I’m keeping this somewhat brief because I want to expand my thoughts into a longer and more cogent blog post, but I finally got myself into a place where I feel good about Buttondown’s logging. This was a combination of a few separate things:
I’ve put off caring about logs for a while, since there aren’t that many times where I’ve thought to myself “boy, I wish I had better logs.” Most of Buttondown’s shenanigans that require deep introspection (missing subscribers, odd rendering quirks, and so on) can be handled at the database level.
Here’s one that couldn’t be, though: Buttondown’s Redis woes. I complained about this a few weeks ago: Buttondown spends a lot (well, $200/month) on a hosted Redis instance that occasionally runs into extremely spiky data storage limits. I had two goals:
This is now trivial, by logging every time I perform a job in Redis:
logger.info( "job.finished", seconds=(end - start), method=self.func_name, data_size=len(self._data), queue=self.origin, )
And writing an SQL query that aggregates these jobs:
SELECT message.method as method, sum(message.data_size) as total_data FROM $table GROUP BY method ORDER BY total_data desc
Just like that, I get a view of what’s clogging up the works: I’ve got three asynchronous jobs whose arguments aren’t svelte UUIDs but fully hydrated Django models that are extremely large to serialize into Redis. I rework them, and now the spikes are gone, and I save $100/month on Redis. Yay!
This is not, I cannot emphasize enough, incredibly novel stuff. But there’s a surprising dearth on “here’s how to do end-to-end logging for Django” content, to the extent that I am probably going to take it upon myself to write a pretty extensive post.

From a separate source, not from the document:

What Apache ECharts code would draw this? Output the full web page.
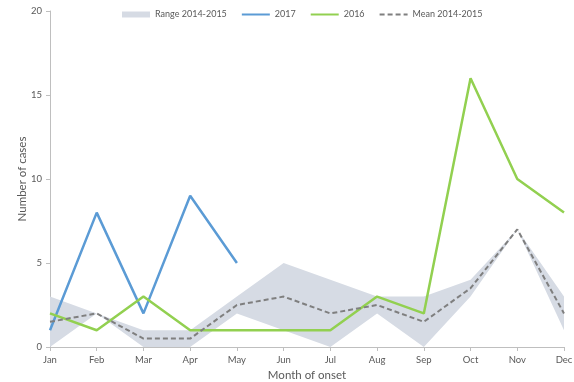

While I’m pretty happy with the increased frequency of my feature blog posts as of late, my technical blog posts have not been faring so well. I spent something like five hours on migrating Buttondown to mypy with around eight hundred lifetime views on the essay, per Fathom. This certainly could be worse, but I haven’t worked out yet the napkin math that says spending a full day on a technical blog posts is worth prioritizing over, say, spending an hour on a quick feature page. (This is the part where my fiancé, a marketer, says “no, the whole point is that you do both.”)
That being said, I’m not doing any favors with how I try and publicize the posts — which is to say, not at all besides some casual tweets. I’m going to set myself a bit of a formal goal just to drive pageviews here, and to remind myself that the point is to actually drive traffic to the blog and not just say “hey, I wrote something this month”.